10. Conduct Post-Launch Follow-Up and Evaluation
After launch, don’t just move on. This is where you build your next advantage.
Here’s a post-launch routine that takes me about 2–4 hours total (depending on results):
- Send a feedback survey: ask what was clear, what was confusing, and what they’d change.
- Review support threads: group questions into themes (payment, access, pacing, difficulty).
- Check completion signals: which lesson/module do people reach before they drop?
- Analyze funnel performance: traffic sources, CTR, conversion, and refund reasons.
- Collect testimonials: reach out to the 5–10 people who finished early or got results quickly.
On the “85% trust online reviews” style claims: I don’t rely on generic stats without context.
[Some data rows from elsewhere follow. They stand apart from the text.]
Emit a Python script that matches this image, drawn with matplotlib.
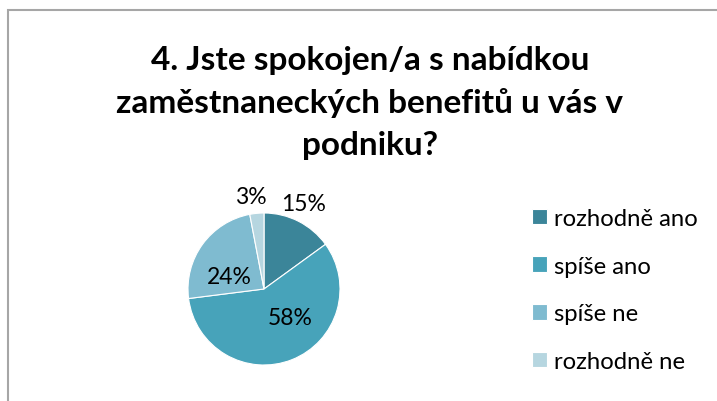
import matplotlib.pyplot as plt
import matplotlib.patches as patches

# Data
categories = ["rozhodně ano", "spíše ano", "spíše ne", "rozhodně ne"]
shares = [15, 58, 24, 3]
pct_labels = ["15%", "58%", "24%", "3%"]
title = "4. Jste spokojen/a s nabídkou\nzaměstnaneckých benefitů u vás v\npodniku?"

colors = ["#3b8599", "#47a3ba", "#7fbbd0", "#b6d6e0"]
# label positions in pie units (radius = 1)
label_pos = [(0.52, 1.13), (0.34, -0.37), (-0.45, 0.17), (-0.17, 1.22)]

W, H = 717, 402
fig = plt.figure(figsize=(W / 100, H / 100), dpi=100)
fig.patch.set_facecolor("white")

# Chart frame (cut off at right and bottom)
fig.add_artist(patches.Rectangle((8 / W, -0.1), 1.2, 1 - 11 / H + 0.1,
                                 transform=fig.transFigure, fill=False,
                                 edgecolor="#a6a6a6", linewidth=1.5))

# Title
fig.text(370 / W, 1 - 103 / H, title, ha="center", va="center",
         fontsize=24, fontweight="bold", family="Lato", linespacing=1.52)

# Pie
cx, cy, r = 264, 290, 76
ax = fig.add_axes([(cx - r) / W, (H - cy - r) / H, 2 * r / W, 2 * r / H])
wedges, _ = ax.pie(shares, colors=colors, startangle=90, counterclock=False,
                   radius=1, wedgeprops=dict(edgecolor="white", linewidth=0.8))
ax.set_xlim(-1, 1)
ax.set_ylim(-1, 1)
ax.set_aspect("equal")
ax.axis("off")

for (x, y), lab in zip(label_pos, pct_labels):
    ax.text(x, y, lab, ha="center", va="center", fontsize=16.5, family="Lato",
            clip_on=False)

# Legend
leg = fig.legend(wedges, categories, loc="center left",
                 bbox_to_anchor=(532 / W, 1 - 291 / H), frameon=False,
                 borderpad=0, borderaxespad=0,
                 prop=dict(family="Lato", size=17.2), handlelength=0.62,
                 handleheight=0.62, handletextpad=0.3, labelspacing=1.12)

fig.savefig("out.png", dpi=100)
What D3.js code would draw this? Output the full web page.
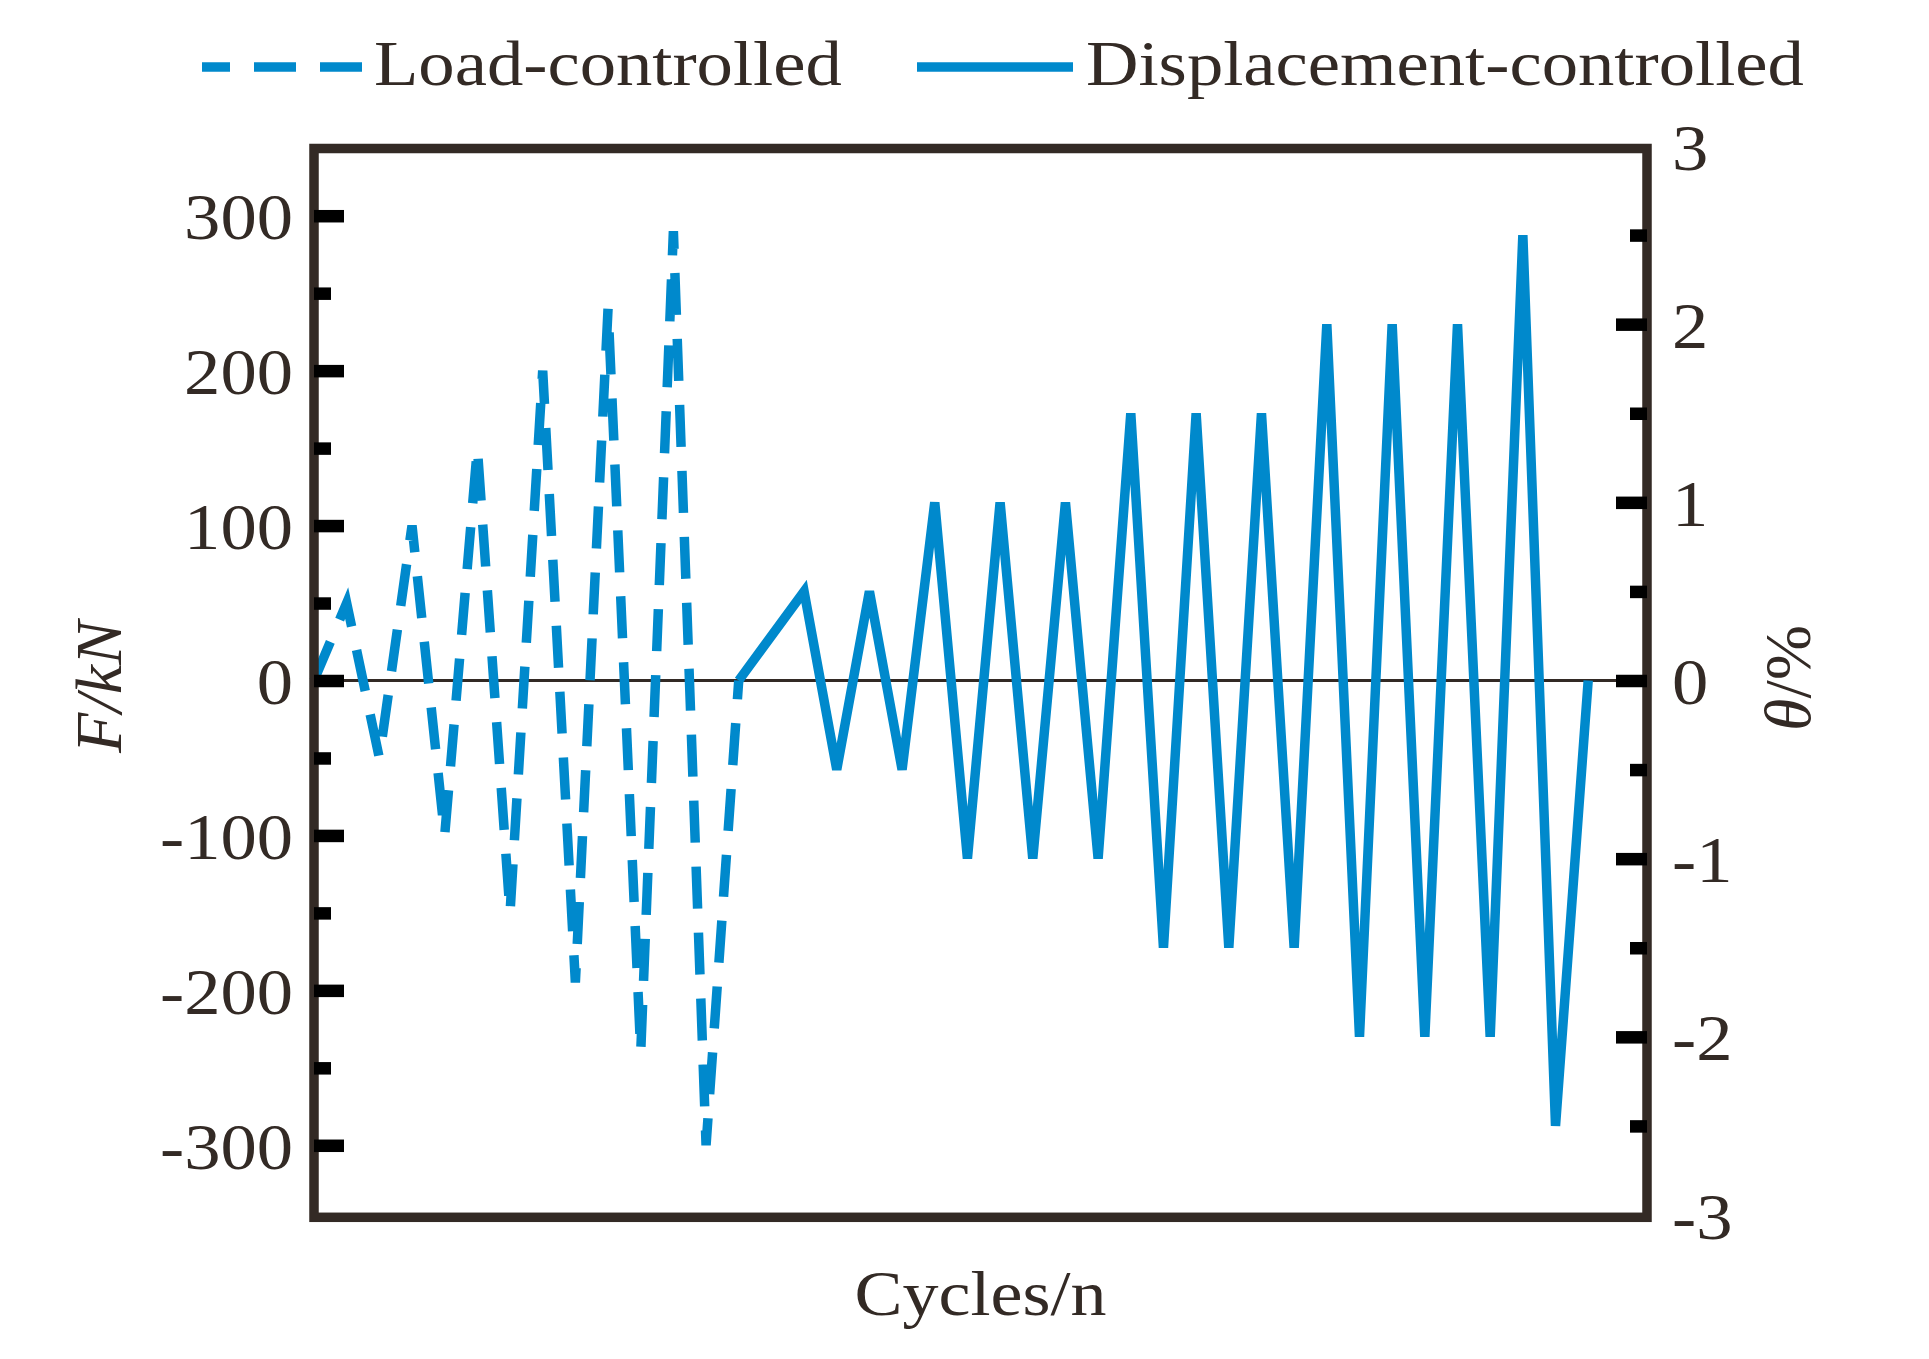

What I do rely on is your actual student feedback. If you can’t get reviews yet, use beta feedback and learning outcomes from early students.
Real mini case study (what changed): On one course launch, we had decent sign-ups but weak conversions from the sales page. The issue wasn’t traffic—it was clarity. The sales page promised “learn X,” but it didn’t show the first deliverable. After we rewrote the page to highlight the exact project students would complete in Module 1 (with a screenshot of the template), conversion improved noticeably in the next launch window.
That’s the point of post-launch evaluation: you don’t need to guess anymore. You’ll know what to fix.
FAQs
Include tasks for course creation (outline, recordings, assignments), sales page setup, email sequence writing/scheduling, social content planning, pre-launch activities (waitlist/webinar), launch day execution (reminders, live engagement), and post-launch follow-up (surveys, testimonials, analytics review). The key is adding due dates and acceptance criteria for each item.
Start with a clear “who gets results” definition, then validate it using surveys, interviews, and community research. Look at what people ask repeatedly, their current skill level, and the obstacles stopping them. Analytics (site traffic, email list engagement) can also help confirm whether your messaging matches your audience.
Use a structured pre-launch plan: teaser posts, value content that solves a specific pain point, a live webinar or Q&A, and a waitlist landing page. Then follow up with email reminders and early-bird incentives that are tied to the course outcome (templates, office hours, bonus modules).
Review your sales and funnel metrics (traffic, CTR, conversion, refunds), collect student feedback via surveys, and analyze learning engagement (completion/progress where available). Then document what worked, what didn’t, and the exact changes you’ll make for the next launch.